▶ **DATASET SECTION**
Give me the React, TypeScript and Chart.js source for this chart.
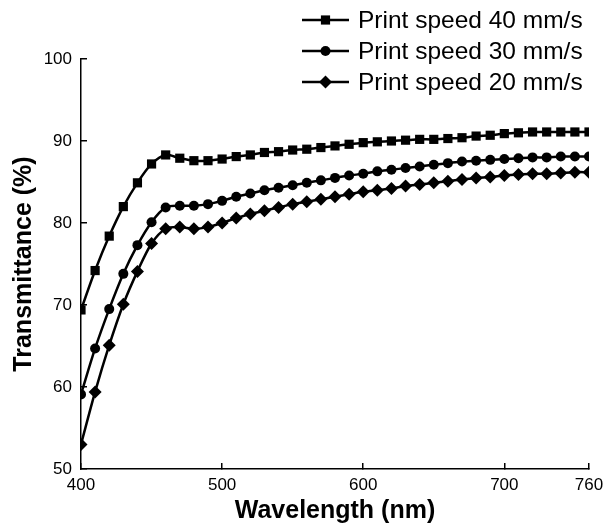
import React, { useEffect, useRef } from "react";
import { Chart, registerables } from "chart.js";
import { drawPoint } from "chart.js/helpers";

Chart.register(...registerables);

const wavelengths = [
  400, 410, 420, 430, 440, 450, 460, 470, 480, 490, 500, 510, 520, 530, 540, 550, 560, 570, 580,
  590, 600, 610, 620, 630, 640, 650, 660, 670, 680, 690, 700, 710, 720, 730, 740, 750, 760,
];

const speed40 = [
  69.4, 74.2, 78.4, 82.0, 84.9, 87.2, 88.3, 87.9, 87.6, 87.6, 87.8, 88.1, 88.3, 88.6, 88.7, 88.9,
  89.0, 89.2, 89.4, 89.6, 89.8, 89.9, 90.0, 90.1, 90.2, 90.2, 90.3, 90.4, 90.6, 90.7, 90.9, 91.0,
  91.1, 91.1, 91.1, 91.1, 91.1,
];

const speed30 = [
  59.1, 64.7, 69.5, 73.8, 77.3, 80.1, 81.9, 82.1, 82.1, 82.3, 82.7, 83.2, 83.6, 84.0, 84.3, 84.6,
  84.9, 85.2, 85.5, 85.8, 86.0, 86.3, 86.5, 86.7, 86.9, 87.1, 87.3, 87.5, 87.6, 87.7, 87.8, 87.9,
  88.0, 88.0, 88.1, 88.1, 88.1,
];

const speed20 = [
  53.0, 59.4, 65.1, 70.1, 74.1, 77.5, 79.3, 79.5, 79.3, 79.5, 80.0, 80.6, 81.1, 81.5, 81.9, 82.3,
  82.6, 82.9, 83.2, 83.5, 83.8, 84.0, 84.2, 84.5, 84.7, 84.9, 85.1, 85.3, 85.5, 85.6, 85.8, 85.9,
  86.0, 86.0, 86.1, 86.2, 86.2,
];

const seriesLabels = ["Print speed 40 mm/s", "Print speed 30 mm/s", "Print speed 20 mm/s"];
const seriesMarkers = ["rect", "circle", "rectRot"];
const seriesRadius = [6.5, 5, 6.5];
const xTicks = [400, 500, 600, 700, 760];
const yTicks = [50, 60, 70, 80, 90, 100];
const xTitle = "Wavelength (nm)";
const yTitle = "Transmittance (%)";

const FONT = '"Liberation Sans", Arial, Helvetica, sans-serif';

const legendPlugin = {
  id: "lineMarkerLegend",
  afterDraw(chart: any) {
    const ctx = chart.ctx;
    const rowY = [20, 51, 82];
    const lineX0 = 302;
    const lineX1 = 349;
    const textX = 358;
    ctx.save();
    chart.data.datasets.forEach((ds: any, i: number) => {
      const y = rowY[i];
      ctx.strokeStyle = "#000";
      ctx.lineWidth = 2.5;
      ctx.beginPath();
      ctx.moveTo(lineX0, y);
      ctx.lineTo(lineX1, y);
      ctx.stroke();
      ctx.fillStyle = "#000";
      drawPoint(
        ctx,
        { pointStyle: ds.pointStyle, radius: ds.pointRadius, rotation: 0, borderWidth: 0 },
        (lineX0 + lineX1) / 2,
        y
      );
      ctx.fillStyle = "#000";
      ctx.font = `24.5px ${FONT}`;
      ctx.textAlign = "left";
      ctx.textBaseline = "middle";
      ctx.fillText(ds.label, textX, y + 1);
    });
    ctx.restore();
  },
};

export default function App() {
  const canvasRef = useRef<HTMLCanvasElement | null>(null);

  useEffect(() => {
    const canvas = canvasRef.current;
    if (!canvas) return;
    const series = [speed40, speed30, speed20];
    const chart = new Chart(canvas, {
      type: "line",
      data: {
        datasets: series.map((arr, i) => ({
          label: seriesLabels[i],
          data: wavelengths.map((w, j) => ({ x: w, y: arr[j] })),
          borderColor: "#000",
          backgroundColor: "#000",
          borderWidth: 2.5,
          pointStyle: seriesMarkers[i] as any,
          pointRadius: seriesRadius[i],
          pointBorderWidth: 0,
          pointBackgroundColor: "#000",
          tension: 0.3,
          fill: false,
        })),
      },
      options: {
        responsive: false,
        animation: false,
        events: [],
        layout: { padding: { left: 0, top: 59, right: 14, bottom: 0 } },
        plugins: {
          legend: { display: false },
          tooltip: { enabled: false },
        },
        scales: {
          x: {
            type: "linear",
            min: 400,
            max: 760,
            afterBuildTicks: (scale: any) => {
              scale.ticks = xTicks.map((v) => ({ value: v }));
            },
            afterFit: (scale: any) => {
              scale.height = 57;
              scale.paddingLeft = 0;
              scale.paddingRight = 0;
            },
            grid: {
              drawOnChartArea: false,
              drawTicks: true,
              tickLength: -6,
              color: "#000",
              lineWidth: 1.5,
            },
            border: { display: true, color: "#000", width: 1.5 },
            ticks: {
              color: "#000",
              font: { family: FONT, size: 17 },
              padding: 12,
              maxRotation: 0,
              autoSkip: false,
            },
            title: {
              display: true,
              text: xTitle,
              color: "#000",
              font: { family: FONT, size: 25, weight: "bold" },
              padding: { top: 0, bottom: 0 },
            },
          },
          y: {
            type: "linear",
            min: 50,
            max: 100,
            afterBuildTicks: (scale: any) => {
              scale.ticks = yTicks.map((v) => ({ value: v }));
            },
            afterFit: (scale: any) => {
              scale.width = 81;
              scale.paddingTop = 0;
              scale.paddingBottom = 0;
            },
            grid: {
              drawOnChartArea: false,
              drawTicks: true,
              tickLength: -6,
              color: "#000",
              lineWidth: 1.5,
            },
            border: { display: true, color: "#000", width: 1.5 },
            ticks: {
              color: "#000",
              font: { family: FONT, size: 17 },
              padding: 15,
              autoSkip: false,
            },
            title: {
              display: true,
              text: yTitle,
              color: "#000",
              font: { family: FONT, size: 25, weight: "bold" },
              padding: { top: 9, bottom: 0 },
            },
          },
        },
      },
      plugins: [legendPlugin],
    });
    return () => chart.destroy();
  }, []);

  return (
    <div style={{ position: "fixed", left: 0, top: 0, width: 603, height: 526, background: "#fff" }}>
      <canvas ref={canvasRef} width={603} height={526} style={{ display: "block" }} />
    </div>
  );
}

▶ **WORK REQUIRED**
Please quote the lines of the material, beginning with the first and ending with the one that contains "Arial, Helvetica, sans-serif';", exactly as written and without any pictures.

▶ **CORRECT OUTPUT**
Give me the React, TypeScript and Chart.js source for this chart.
import React, { useEffect, useRef } from "react";
import { Chart, registerables } from "chart.js";
import { drawPoint } from "chart.js/helpers";

Chart.register(...registerables);

const wavelengths = [
  400, 410, 420, 430, 440, 450, 460, 470, 480, 490, 500, 510, 520, 530, 540, 550, 560, 570, 580,
  590, 600, 610, 620, 630, 640, 650, 660, 670, 680, 690, 700, 710, 720, 730, 740, 750, 760,
];

const speed40 = [
  69.4, 74.2, 78.4, 82.0, 84.9, 87.2, 88.3, 87.9, 87.6, 87.6, 87.8, 88.1, 88.3, 88.6, 88.7, 88.9,
  89.0, 89.2, 89.4, 89.6, 89.8, 89.9, 90.0, 90.1, 90.2, 90.2, 90.3, 90.4, 90.6, 90.7, 90.9, 91.0,
  91.1, 91.1, 91.1, 91.1, 91.1,
];

const speed30 = [
  59.1, 64.7, 69.5, 73.8, 77.3, 80.1, 81.9, 82.1, 82.1, 82.3, 82.7, 83.2, 83.6, 84.0, 84.3, 84.6,
  84.9, 85.2, 85.5, 85.8, 86.0, 86.3, 86.5, 86.7, 86.9, 87.1, 87.3, 87.5, 87.6, 87.7, 87.8, 87.9,
  88.0, 88.0, 88.1, 88.1, 88.1,
];

const speed20 = [
  53.0, 59.4, 65.1, 70.1, 74.1, 77.5, 79.3, 79.5, 79.3, 79.5, 80.0, 80.6, 81.1, 81.5, 81.9, 82.3,
  82.6, 82.9, 83.2, 83.5, 83.8, 84.0, 84.2, 84.5, 84.7, 84.9, 85.1, 85.3, 85.5, 85.6, 85.8, 85.9,
  86.0, 86.0, 86.1, 86.2, 86.2,
];

const seriesLabels = ["Print speed 40 mm/s", "Print speed 30 mm/s", "Print speed 20 mm/s"];
const seriesMarkers = ["rect", "circle", "rectRot"];
const seriesRadius = [6.5, 5, 6.5];
const xTicks = [400, 500, 600, 700, 760];
const yTicks = [50, 60, 70, 80, 90, 100];
const xTitle = "Wavelength (nm)";
const yTitle = "Transmittance (%)";

const FONT = '"Liberation Sans", Arial, Helvetica, sans-serif';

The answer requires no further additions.